For ports, this creates operational problems beyond berth availability. Terminals lose predictability in berth allocation, labour deployment, yard planning and landside flows. If inland transport, storage or clearance processes cannot absorb the surge, containers remain longer in the terminal, yard density rises and vessel stays can lengthen further.
The World Bank says port performance and supply-chain stress reinforce each other. When vessels spend more time in port, effective shipping capacity is reduced. Ships held at anchor or berth cannot be used elsewhere, and delays are passed on to later ports of call.
Valencia and Hamburg show the pressure points
Valencia is one of the clearest European examples in the report. The World Bank says the Spanish port showed adaptive performance under external pressure, including efforts to accommodate additional calls and transshipment volumes following the Red Sea crisis.
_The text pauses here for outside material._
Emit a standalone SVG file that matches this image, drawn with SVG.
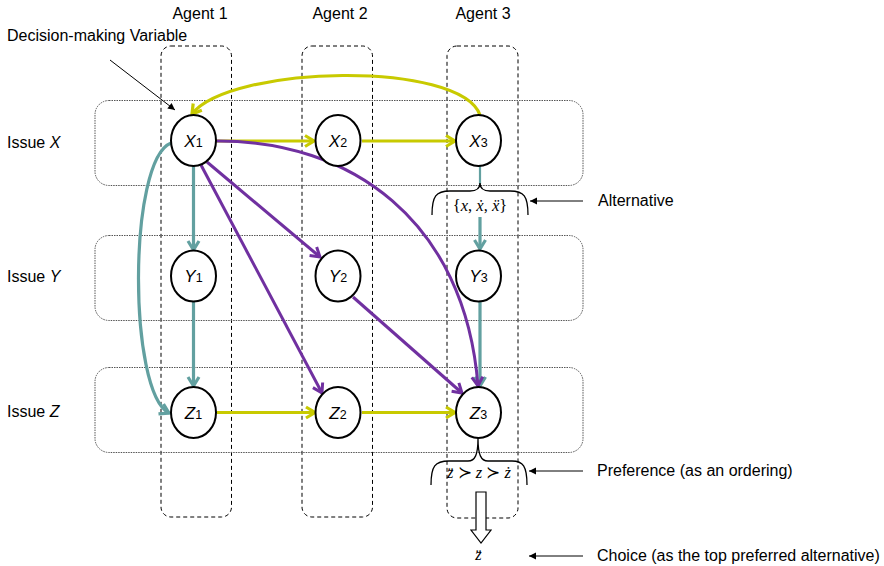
<svg xmlns="http://www.w3.org/2000/svg" width="884" height="566" viewBox="0 0 884 566">
<style>
.lbl{font-family:"Liberation Sans",Arial,sans-serif;font-size:16px;fill:#000}
.ann{font-family:"Liberation Sans",Arial,sans-serif;font-size:16px;fill:#000}
.math{font-family:"Liberation Serif","DejaVu Serif",serif;font-size:16.5px;fill:#000}
.nt{font-family:"Liberation Sans",Arial,sans-serif;font-size:17px;font-style:italic;fill:#000;text-anchor:middle}
.nt tspan.s{font-style:normal;font-size:12.5px}
.agent{fill:none;stroke:#000;stroke-width:1;stroke-dasharray:4 3}
.issue{fill:none;stroke:#555;stroke-width:1;stroke-dasharray:1.5 1}
.node{fill:#fff;stroke:#000;stroke-width:2}
.y{fill:none;stroke:#c8ca00;stroke-width:3.2;marker-end:url(#ay)}
.t{fill:none;stroke:#62a0a0;stroke-width:3.2;marker-end:url(#at)}
.p{fill:none;stroke:#7030a0;stroke-width:3;marker-end:url(#ap)}
.k{fill:none;stroke:#000;stroke-width:1;marker-end:url(#ak)}
.br{fill:none;stroke:#000;stroke-width:1.3}
</style>
<defs>
<marker id="ay" markerUnits="userSpaceOnUse" markerWidth="16" markerHeight="16" refX="12" refY="8" orient="auto"><path d="M3,2.5 L12,8 L3,13.5" fill="none" stroke="#c8ca00" stroke-width="3.2"/></marker>
<marker id="at" markerUnits="userSpaceOnUse" markerWidth="16" markerHeight="16" refX="12" refY="8" orient="auto"><path d="M3,2.5 L12,8 L3,13.5" fill="none" stroke="#62a0a0" stroke-width="3.2"/></marker>
<marker id="ap" markerUnits="userSpaceOnUse" markerWidth="16" markerHeight="16" refX="12" refY="8" orient="auto"><path d="M3,2.5 L12,8 L3,13.5" fill="none" stroke="#7030a0" stroke-width="3"/></marker>
<marker id="ak" markerUnits="userSpaceOnUse" markerWidth="10" markerHeight="10" refX="8" refY="5" orient="auto"><path d="M1,1.5 L8,5 L1,8.5 Z" fill="#000"/></marker>
</defs>

<g id="agents">
<rect class="agent" x="161" y="46" width="70.5" height="471" rx="10"/>
<rect class="agent" x="302" y="46" width="70.5" height="471" rx="10"/>
<rect class="agent" x="447" y="46" width="71" height="472" rx="10"/>
<text class="lbl" x="200" y="19" text-anchor="middle">Agent 1</text>
<text class="lbl" x="340" y="19" text-anchor="middle">Agent 2</text>
<text class="lbl" x="483" y="19" text-anchor="middle">Agent 3</text>
</g>

<g id="issues">
<rect class="issue" x="95" y="100.5" width="488" height="85" rx="14"/>
<rect class="issue" x="95" y="235.5" width="488" height="85" rx="14"/>
<rect class="issue" x="95" y="367.5" width="488" height="85" rx="14"/>
<text class="lbl" x="7" y="148">Issue <tspan font-style="italic">X</tspan></text>
<text class="lbl" x="7" y="282">Issue <tspan font-style="italic">Y</tspan></text>
<text class="lbl" x="7" y="417">Issue <tspan font-style="italic">Z</tspan></text>
</g>

<g id="connectors">
<path class="y" d="M217,141 L314,141"/>
<path class="y" d="M362,141 L455,141"/>
<path class="y" d="M217,412.5 L315,412.5"/>
<path class="y" d="M362,412.5 L455,412.5"/>
<path class="y" d="M480,115 C460,60 230,65 192,114"/>
<path class="t" d="M193.5,166 L193.5,250"/>
<path class="t" d="M193.5,302 L193.5,386"/>
<path fill="none" stroke="#62a0a0" stroke-width="2.2" d="M480,166 L480,184"/>
<path class="t" d="M480,217 L480,249"/>
<path class="t" d="M480,302 L480,386"/>
<path class="t" d="M171,143 C128,160 128,392 169,413"/>
<path class="p" d="M207,162 L320,257"/>
<path class="p" d="M201,165 L322,393"/>
<path class="p" d="M216,141 C350,140 465,220 478,386"/>
<path class="p" d="M353,297 L462,393"/>
<path class="k" d="M110,60 L175,110"/>
<path class="k" d="M583,201 L530,201"/>
<path class="k" d="M583,471 L529,471"/>
<path class="k" d="M583,556 L529,556"/>
</g>

<g id="X1"><ellipse class="node" cx="193.5" cy="140.5" rx="22.5" ry="25.5"/><text class="nt" x="193.5" y="147">X<tspan class="s">1</tspan></text></g>
<g id="X2"><ellipse class="node" cx="338" cy="140.5" rx="22.5" ry="25.5"/><text class="nt" x="338" y="147">X<tspan class="s">2</tspan></text></g>
<g id="X3"><ellipse class="node" cx="478.5" cy="140.5" rx="22.5" ry="25.5"/><text class="nt" x="478.5" y="147">X<tspan class="s">3</tspan></text></g>
<g id="Y1"><ellipse class="node" cx="193.5" cy="276" rx="22.5" ry="25.5"/><text class="nt" x="193.5" y="282">Y<tspan class="s">1</tspan></text></g>
<g id="Y2"><ellipse class="node" cx="338" cy="276" rx="22.5" ry="25.5"/><text class="nt" x="338" y="282">Y<tspan class="s">2</tspan></text></g>
<g id="Y3"><ellipse class="node" cx="478.5" cy="276" rx="22.5" ry="25.5"/><text class="nt" x="478.5" y="282">Y<tspan class="s">3</tspan></text></g>
<g id="Z1"><ellipse class="node" cx="193.5" cy="412.5" rx="22.5" ry="25.5"/><text class="nt" x="193.5" y="419">Z<tspan class="s">1</tspan></text></g>
<g id="Z2"><ellipse class="node" cx="338" cy="412.5" rx="22.5" ry="25.5"/><text class="nt" x="338" y="419">Z<tspan class="s">2</tspan></text></g>
<g id="Z3"><ellipse class="node" cx="478.5" cy="412.5" rx="22.5" ry="25.5"/><text class="nt" x="478.5" y="419">Z<tspan class="s">3</tspan></text></g>

<g id="alternative">
<path class="br" d="M432,215 C432,196 436,191 450,191 L470,191 C477,191 480,188 480,183 C480,188 483,191 490,191 L510,191 C524,191 528,196 528,215"/>
<text class="math" x="480" y="211" text-anchor="middle">{<tspan font-style="italic">x</tspan>, <tspan font-style="italic">ẋ</tspan>, <tspan font-style="italic">ẍ</tspan>}</text>
</g>

<g id="preference">
<path class="br" d="M431,485 C431,466 435,461 449,461 L468,461 C475,461 478,455 478,438 C478,455 481,461 488,461 L512,461 C523,461 527,466 527,485"/>
<text class="math" x="479" y="478" text-anchor="middle"><tspan font-style="italic">z̈</tspan> ≻ <tspan font-style="italic">z</tspan> ≻ <tspan font-style="italic">ż</tspan></text>
</g>

<g id="choice">
<polygon points="476,492 486,492 486,530 491,530 481,543 471,530 476,530" fill="#fff" stroke="#000" stroke-width="1.2"/>
<text class="math" x="478.5" y="560" text-anchor="middle" font-style="italic">z̈</text>
</g>

<g id="annotations">
<text class="lbl" x="7" y="41">Decision-making Variable</text>
<text class="ann" x="598" y="206">Alternative</text>
<text class="ann" x="597" y="476">Preference (as an ordering)</text>
<text class="ann" x="597" y="561">Choice (as the top preferred alternative)</text>
</g>
</svg>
However, the additional pressure still weakened its measured performance. Valencia’s share of vessel time spent at berth fell from about 64% in 2024 to roughly 49% in 2025, indicating that more time was being spent outside productive berth operations. Its CPPI score fell to -75.8, putting it 368th globally.
Hamburg is used in the report as an example of renewed congestion pressure in Northern European supply chains. The World Bank says the port saw a mild deterioration in turnaround performance linked to vessel bunching and off-schedule arrivals, even though it retains high structural efficiency. It describes Hamburg as a “relief node” absorbing delayed arrivals.
The annex data show that Hamburg’s 2025 CPPI score was -4.6, while Rotterdam’s was -38.3 and Antwerp’s -21.2. Bremerhaven scored -10.4. These results place several of Europe’s main northern gateways behind smaller European ports in the 2025 ranking.
The report notes that ports in Europe and North America have continued to recover from earlier disruption, but that their average scores remain affected by structural sensitivity to congestion and labour rigidity.